Precursors to 1848: The 1830 Revolution in France
These liberal and national movements came together in revolts and revolutions in numerous places in the 1820s and 1830s, including Belgium (chafing under Dutch rule), Spain, and several Italian states. The best-known and most successful revolutionary movement before 1830, however, was the Greek revolt against Ottoman control.
The Greeks won sympathy in Europe as a Christian nation struggling against Muslim domination and from the European sense that Western civilization had begun in Greece. So, in contrast to other national insurgencies, the revolt in Greece actually won support from some of the monarchies in Europe, and the Greeks won their independence in 1829. (The British romantic poet Lord Byron died while fighting for the Greek cause.)
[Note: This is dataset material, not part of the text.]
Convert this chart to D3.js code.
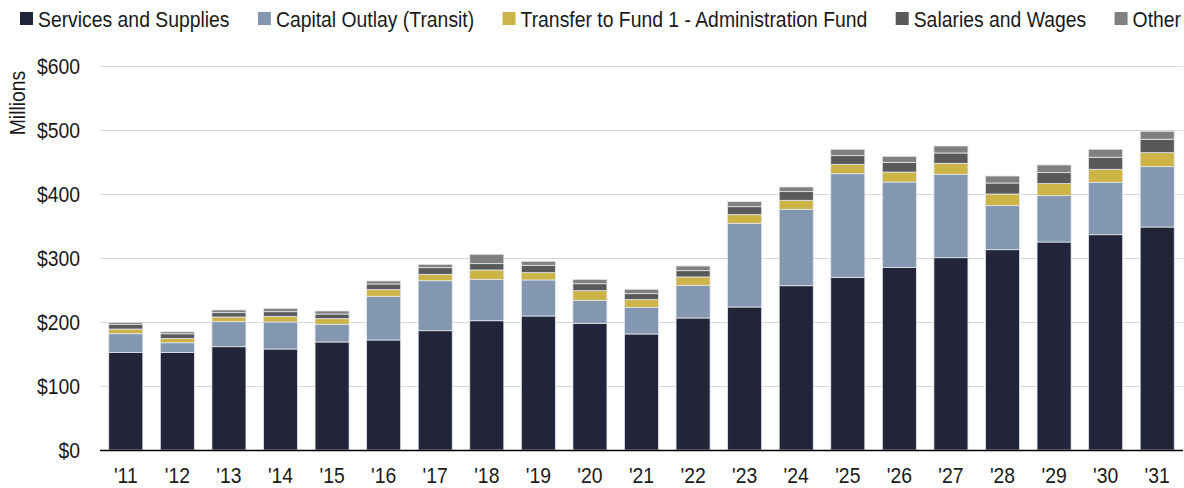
<!DOCTYPE html>
<html>
<head>
<meta charset="utf-8">
<script src="https://cdn.jsdelivr.net/npm/d3@7"></script>
<style>
  html, body { margin: 0; padding: 0; background: #fff; }
  svg { display: block; font-family: "Liberation Sans", Arial, sans-serif; }
</style>
</head>
<body>
<svg id="chart" width="1184" height="488"></svg>
<script>
const years = ["'11","'12","'13","'14","'15","'16","'17","'18","'19","'20","'21","'22","'23","'24","'25","'26","'27","'28","'29","'30","'31"];
const seriesNames = ["Services and Supplies","Capital Outlay (Transit)","Transfer to Fund 1 - Administration Fund","Salaries and Wages","Other"];
const servicesAndSupplies = [152.6,152.6,161.4,157.8,168.8,171.9,186.4,202.0,209.4,198.0,181.3,206.3,223.4,256.7,269.8,285.4,300.5,313.0,325.0,336.4,348.4];
const capitalOutlay       = [29.1,15.0,39.1,42.2,27.6,68.3,78.1,64.7,56.3,35.9,41.7,51.1,130.8,119.4,161.9,133.3,130.3,68.8,72.4,81.9,94.3];
const transferToFund1     = [7.3,6.8,7.3,8.9,8.8,10.3,10.0,14.6,11.4,15.0,11.9,13.0,13.5,14.1,14.7,15.6,17.2,18.2,18.8,20.3,21.9];
const salariesAndWages    = [7.3,7.2,6.8,7.2,7.3,8.9,10.4,9.9,11.5,10.9,9.4,9.8,12.5,13.5,13.5,15.1,16.1,17.2,17.2,18.8,20.9];
const other               = [3.1,3.1,4.2,5.2,4.7,4.7,5.2,14.6,6.3,6.8,6.8,7.3,7.8,7.3,10.0,9.4,10.9,10.9,12.0,12.5,12.5];
const yTicks = [0,100,200,300,400,500,600];
const colors = ["#222539","#8497b0","#ccb546","#595959","#808080"];

const seriesArrays = [servicesAndSupplies, capitalOutlay, transferToFund1, salariesAndWages, other];
const rows = years.map((y,i) => {
  const r = {year: y};
  seriesNames.forEach((n,k) => r[n] = seriesArrays[k][i]);
  return r;
});

const FS = 22, SX = 0.88, TXT = "#1a1a1a";
const svg = d3.select("#chart");
const margin = {left: 100, right: 1, top: 66, bottom: 38};
const W = 1184, H = 488;

const x = d3.scaleBand().domain(years).range([margin.left, W - margin.right]).paddingInner(0.34).paddingOuter(0.17);
const y = d3.scaleLinear().domain([0,600]).range([H - margin.bottom, margin.top]);

// gridlines
svg.append("g").selectAll("line").data(yTicks.filter(t => t > 0)).join("line")
  .attr("x1", margin.left).attr("x2", W - margin.right)
  .attr("y1", d => Math.round(y(d)) + 0.5).attr("y2", d => Math.round(y(d)) + 0.5)
  .attr("stroke", "#d9d9d9").attr("stroke-width", 1);

// y axis labels
const yAxis = d3.axisLeft(y).tickValues(yTicks).tickFormat(d => "$" + d).tickSize(0).tickPadding(0);
const yg = svg.append("g").attr("transform", `translate(80,0)`).call(yAxis);
yg.select(".domain").remove();
yg.selectAll("text").attr("font-size", FS).attr("fill", TXT).attr("font-family", "inherit")
  .attr("x", 0).attr("transform", `scale(${SX},1)`);

// Millions
svg.append("text").attr("transform", `translate(25,103) rotate(-90) scale(${SX},1)`)
  .attr("text-anchor", "middle").attr("font-size", FS).attr("fill", TXT).text("Millions");

// stacks
const stacked = d3.stack().keys(seriesNames)(rows);
svg.append("g").selectAll("g").data(stacked).join("g")
  .attr("fill", (d,i) => colors[i])
  .selectAll("rect").data(d => d).join("rect")
  .attr("x", d => x(d.data.year))
  .attr("width", x.bandwidth())
  .attr("y", d => y(d[1]))
  .attr("height", d => y(d[0]) - y(d[1]))
  .attr("stroke", "#e3e6ec").attr("stroke-width", 0.8);

// x axis
const xAxis = d3.axisBottom(x).tickSize(0).tickPadding(0);
const xg = svg.append("g").attr("transform", `translate(0,${y(0)})`).call(xAxis);
xg.select(".domain").attr("d", `M${margin.left},0.5H${W - margin.right}`).attr("stroke", "#000").attr("stroke-width", 1.5);
xg.selectAll("text").attr("font-size", FS).attr("fill", TXT).attr("font-family", "inherit")
  .attr("y", 33).attr("dy", 0).attr("transform", `scale(${SX},1)`);

// legend: items laid out between x=20 and x=1181
const SQ = 13, GAP_T = 5;
const lg = svg.append("g").selectAll("g").data(seriesNames).join("g");
lg.append("rect").attr("x", 0).attr("y", 12).attr("width", SQ).attr("height", SQ).attr("fill", (d,i) => colors[i]);
const lt = lg.append("text").attr("font-size", FS).attr("fill", TXT).text(d => d)
  .attr("transform", `translate(${SQ + GAP_T},27) scale(${SX},1)`);
const widths = [];
lt.each(function(){ widths.push(this.getComputedTextLength() * SX + SQ + GAP_T); });
const startX = 20, endX = 1181;
const total = d3.sum(widths);
const gap = (endX - startX - total) / (widths.length - 1);
let cx = startX;
const xs = widths.map(w => { const p = cx; cx += w + gap; return p; });
lg.attr("transform", (d,i) => `translate(${xs[i]},0)`);
</script>
</body>
</html>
But it was France, once again, that experienced the most important upheaval during this period-the July Revolution of 1830. The restored Bourbon monarch, Louis XVIII, had been succeeded by Charles X in 1824, which quickly moved toward a more absolutist regime, threatening to roll back most of the gains of the 1789 revolution. Legislative elections in 1830 brought in a legislature that opposed and resisted the reactionary tendencies of the king. In July, Charles declared the elections invalid, outlawed public assembly, and stepped up censorship.
The response was immediate: Barricades were thrown up and workers, students, and intellectuals massed in the streets, defying the army and the police. Most of the army refused to fire on the protestors, however, and Charles, not wanting to suffer the same fate as his brother (Louis XVI, who was beheaded in 1793), abdicated and fled to England.
In seeking a successor as king, the revolutionaries bypassed the Bourbon line and placed on the throne the Duke of Orleans. As a young man, the Duke had served in the republican army of 1792, so he was assumed to be sympathetic to revolutionary ideals. He took the name Louis Philippe and called himself not the king of France, but the king of the French; he flew the tricolor flag of the Revolution, not that of the Bourbon lily. France still had a monarchy, but it was the end of the Bourbon monarchy, and this king owed his throne to the insurrection, not to his bloodline.
Word of the July uprising spread throughout Europe, sparking similar uprisings in Italy, Germany, Switzerland, Spain, Portugal, Belgium, and Poland. The outcomes of these revolts were mixed. In Brussels, disturbances just a month after the Paris events led to demands for the independence of Belgium from Holland, which was finally granted the following year.
A nationalist revolt in Poland against Russia, however, was brutally repressed. In the aftermath, Poland was dissolved and merged into the Russian Empire, once again disappearing from the map. Nevertheless, the 1830 events were a clarion call to revolution that was heard all over the Continent.
The French novelist Victor Hugo wrote, in 1831, that he had heard “the dull sound of revolution, still deep down in the earth, pushing out under every kingdom in Europe its subterranean galleries from the central shaft of the mine which is Paris.”